В истории с моим знакомым этот принцип не сработал. Сын еврейских эмигрантов понял с юношества, что ни папа, ни мама помогать ему не будут и он должен добиваться всего только сам, как будто это не они, а он приехал в страну, где ему никто ничего не должен. Конечно, ему даже в голову не пришло попросить у довольно обеспеченных родителей денег в долг, когда он строил свой первый дом. Пришлось брать кредит в банке, под проценты. В чём-то его жизнь даже удалась – он наконец доказал родителям и всем остальным, что может зарабатывать, не работая в офисе с 9 до 5. Его свобода выражается в том, что он периодически уезжает куда глаза глядят, вроде пустыни Сахары, где он совершенно свободен.
Но есть одно «но» – он не умеет скучать. Зная, что каждая минута, потраченная зря, – это минус на банковском счёте, он постоянно несётся, останавливаясь только в пустыне. Там время как песок, а песок бесконечен. По возвращении гонка продолжается.
Да, забыла отметить, что он талантливый скульптор, но только времени на скульптуру никак не остаётся, всё дела-дела-дела…

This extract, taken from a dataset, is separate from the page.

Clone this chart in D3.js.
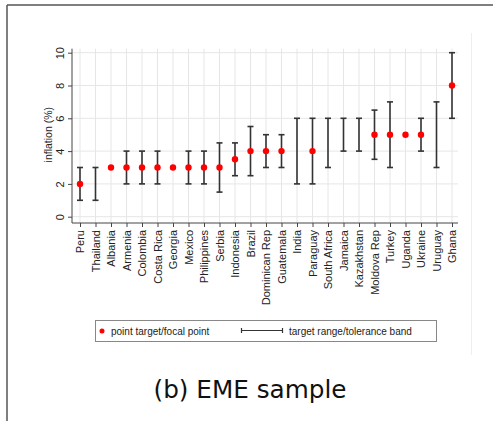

Конечно, такое искалеченное завышенными представлениями об эмигрантской доле самосознание отразилось и на личной жизни – семьи наш герой создать не может, потому что максималист: считает, что его денег недостаточно на построение «ячейки общества», по той же причине максимализма не отказывается ни от одного заказа и всё работает, работает, работает.
Психологи называют такой трудоголизм комплексом на основании того, что человек замещает жизнь, которую хотел бы иметь, жизнью, которую иметь «надо», базируя свою самооценку и оценку себя в глазах окружающих на собственном благосостоянии, пусть с сильным русским акцентом, неустроенной личной жизнью, кучей проблем со здоровьем, но зато платиновой банковской карточкой.

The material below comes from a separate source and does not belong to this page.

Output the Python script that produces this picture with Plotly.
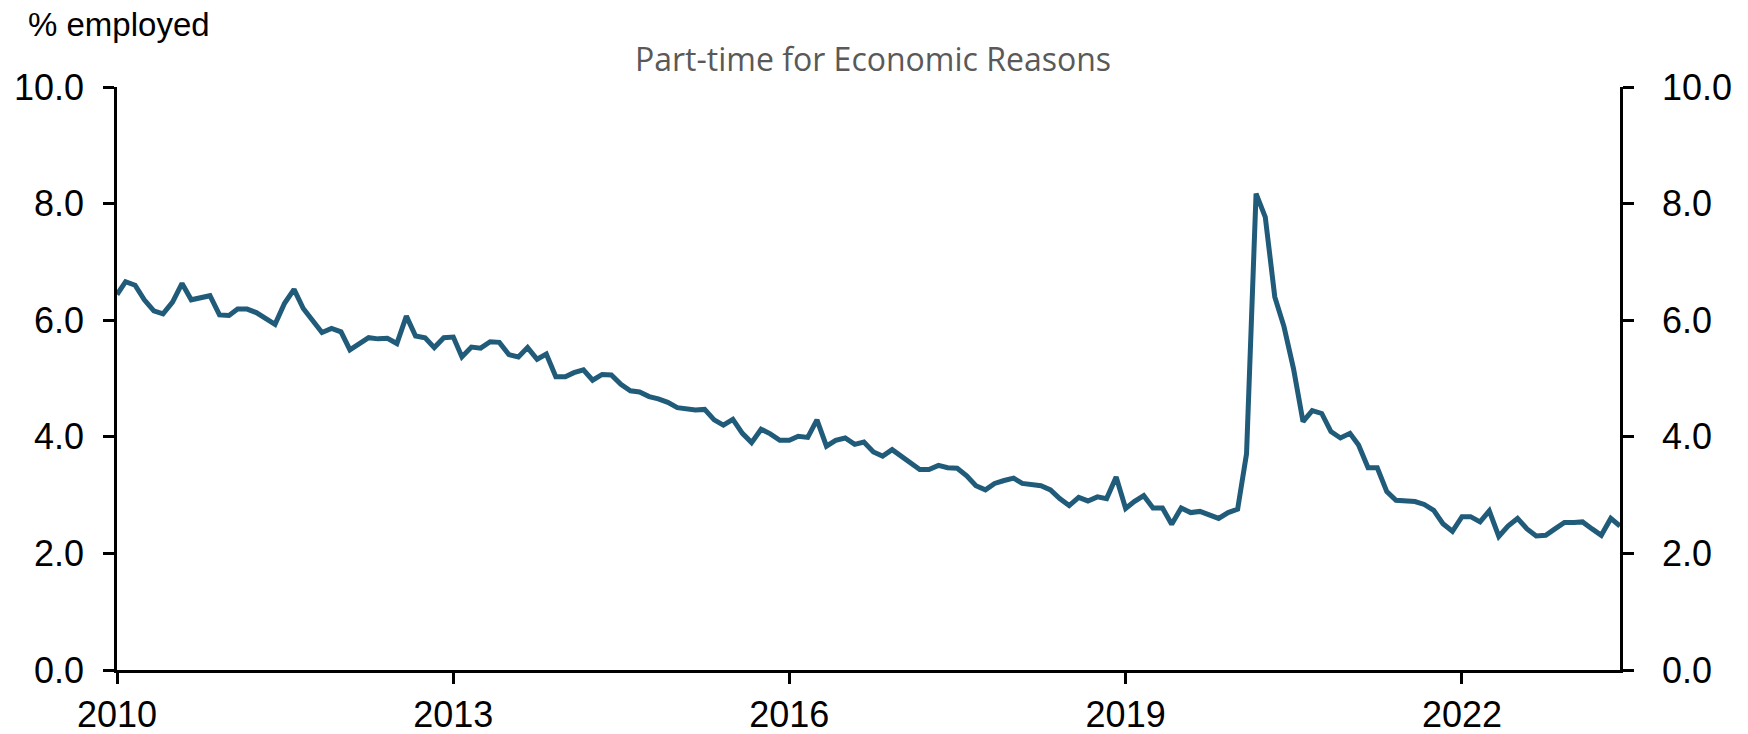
import pandas as pd
import plotly.graph_objects as go

# Monthly data, Feb 2010 - Jul 2023 (% of employed, part-time for economic reasons)
start_month = "2010-02-01"
values = [
    6.44, 6.66, 6.60, 6.35, 6.16, 6.11, 6.31, 6.63, 6.35, 6.38, 6.42, 6.09,
    6.08, 6.19, 6.19, 6.13, 6.03, 5.93, 6.29, 6.53, 6.20, 6.00, 5.79, 5.86,
    5.80, 5.49, 5.59, 5.70, 5.68, 5.69, 5.60, 6.07, 5.73, 5.70, 5.53, 5.70,
    5.71, 5.37, 5.54, 5.52, 5.63, 5.62, 5.41, 5.37, 5.53, 5.33, 5.42, 5.03,
    5.03, 5.10, 5.15, 4.97, 5.07, 5.06, 4.90, 4.79, 4.77, 4.69, 4.65, 4.59,
    4.50, 4.48, 4.46, 4.47, 4.29, 4.20, 4.30, 4.06, 3.90, 4.13, 4.05, 3.94,
    3.94, 4.01, 3.99, 4.29, 3.84, 3.94, 3.98, 3.87, 3.91, 3.74, 3.67, 3.78,
    3.66, 3.57, 3.44, 3.44, 3.51, 3.47, 3.46, 3.33, 3.16, 3.09, 3.20, 3.25,
    3.29, 3.20, 3.17, 3.16, 3.09, 2.94, 2.82, 2.96, 2.90, 2.97, 2.94, 3.31,
    2.77, 2.89, 2.99, 2.78, 2.78, 2.50, 2.78, 2.70, 2.72, 2.65, 2.60, 2.70,
    2.76, 3.71, 8.17, 7.77, 6.40, 5.89, 5.17, 4.26, 4.45, 4.40, 4.09, 3.98,
    4.06, 3.86, 3.47, 3.47, 3.06, 2.91, 2.91, 2.89, 2.84, 2.74, 2.51, 2.38,
    2.63, 2.63, 2.54, 2.73, 2.29, 2.47, 2.60, 2.42, 2.30, 2.31, 2.42, 2.53,
    2.53, 2.54, 2.42, 2.31, 2.60, 2.47,
]
dates = pd.date_range(start_month, periods=len(values), freq="MS")

x_tick_vals = ["2010-02-01", "2013-02-01", "2016-02-01", "2019-02-01", "2022-02-01"]
x_tick_text = ["2010", "2013", "2016", "2019", "2022"]
y_tick_vals = [0, 2, 4, 6, 8, 10]
y_tick_text = ["0.0", "2.0", "4.0", "6.0", "8.0", "10.0"]

title_text = "Part-time for Economic Reasons"
unit_text = "% employed"

LINE_COLOR = "#215B7A"
FONT = "Liberation Sans, Arial, sans-serif"

fig = go.Figure()
fig.add_trace(go.Scatter(
    x=dates, y=values, mode="lines",
    line=dict(color=LINE_COLOR, width=5),
    showlegend=False, cliponaxis=False,
))
# invisible trace to carry the right-hand axis
fig.add_trace(go.Scatter(
    x=dates, y=values, mode="lines", yaxis="y2",
    line=dict(color="rgba(0,0,0,0)", width=0),
    showlegend=False, hoverinfo="skip",
))

axis_common = dict(
    showgrid=False, zeroline=False, showline=True, linecolor="black",
    linewidth=2.5, ticks="outside", ticklen=11, tickwidth=2.5,
    tickcolor="black", tickfont=dict(family=FONT, size=36, color="black"),
    automargin=False,
)

# the page places the figure 8px in from the top-left corner
fig.update_layout(
    width=1740, height=726,
    margin=dict(l=109, r=128, t=79, b=64),
    paper_bgcolor="white", plot_bgcolor="white",
    xaxis=dict(
        range=[dates[0], dates[-1]], tickmode="array",
        tickvals=x_tick_vals, ticktext=x_tick_text,
        ticklabelstandoff=0,
        **axis_common,
    ),
    yaxis=dict(
        range=[0, 10], tickmode="array",
        tickvals=y_tick_vals, ticktext=y_tick_text,
        ticklabelstandoff=12,
        **axis_common,
    ),
    yaxis2=dict(
        range=[0, 10], tickmode="array", overlaying="y", side="right",
        tickvals=y_tick_vals, ticktext=y_tick_text,
        ticklabelstandoff=21,
        **axis_common,
    ),
    annotations=[
        dict(text=title_text, xref="paper", yref="paper", x=0.503, y=1.0,
             yshift=29, yanchor="middle", xanchor="center", showarrow=False,
             font=dict(family="Open Sans, sans-serif", size=32, color="#595959")),
        dict(text=unit_text, xref="paper", yref="paper", x=0.0, y=1.0,
             xshift=-91, yshift=63, xanchor="left", yanchor="middle",
             showarrow=False,
             font=dict(family=FONT, size=33, color="black")),
    ],
)

fig.write_html("out.html")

У этого трудоголика есть лучший друг – его полный антипод. Образованный, начитанный, утончённый поэт, который приехал в романтические 17 лет в составе вполне традиционной семьи, все члены которой идеально «влились» в американское сообщество без особых проблем. Кроме нашего второго героя. Поэт же если и работал, то по жёсткой необходимости и большую часть денег просто терял.
Поэт, кстати, любит поскучать, подумать о великом и всё прочее. С помощью верного друга-трудоголика он уже несколько раз избегал приюта для бездомных и клялся стать работящим и непьющим, но видно, не судьба. Трудоголик смотрит на поэта почти влюблёнными глазами и приволакивает своему заскучавшему другу в необустроенную бруклинскую квартирку велосипед и пару табуреток на четвёртый этаж без лифта. Поэт, вздыхая, принимает, заложив «Портрет Дориана Грея» на 39 странице кусочком обложки «Нью-Йоркера».

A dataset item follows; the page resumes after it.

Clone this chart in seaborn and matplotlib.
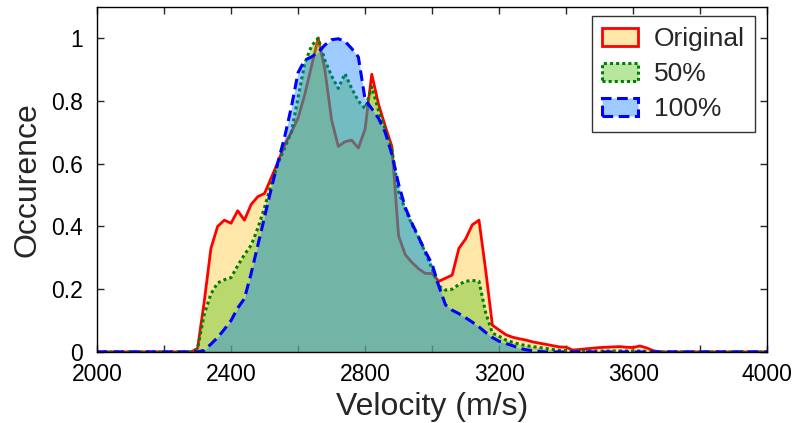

Трудоголик критикует, но влюблённо смотрит на своего друга... влюблён он, конечно, не в поэта, а в свою мечту – заниматься скульптурами, не думать о деньгах, нравиться взбалмошным девушкам, которые постоянно закатывают глаза и признаются в любви на века...
Но это только сон, он не из той среды, он должен заработать на хотя бы счастливую старость – где-нибудь в Эквадоре или Гималаях или просто в маленьком американском забытом Богом местечке. А сейчас нельзя себе позволить расслабиться. Ведь, наверное, ему когда-нибудь тоже захочется насладиться непременной составляющая жизни – скукой. Если не в сейчас, то хотя бы на пенсии.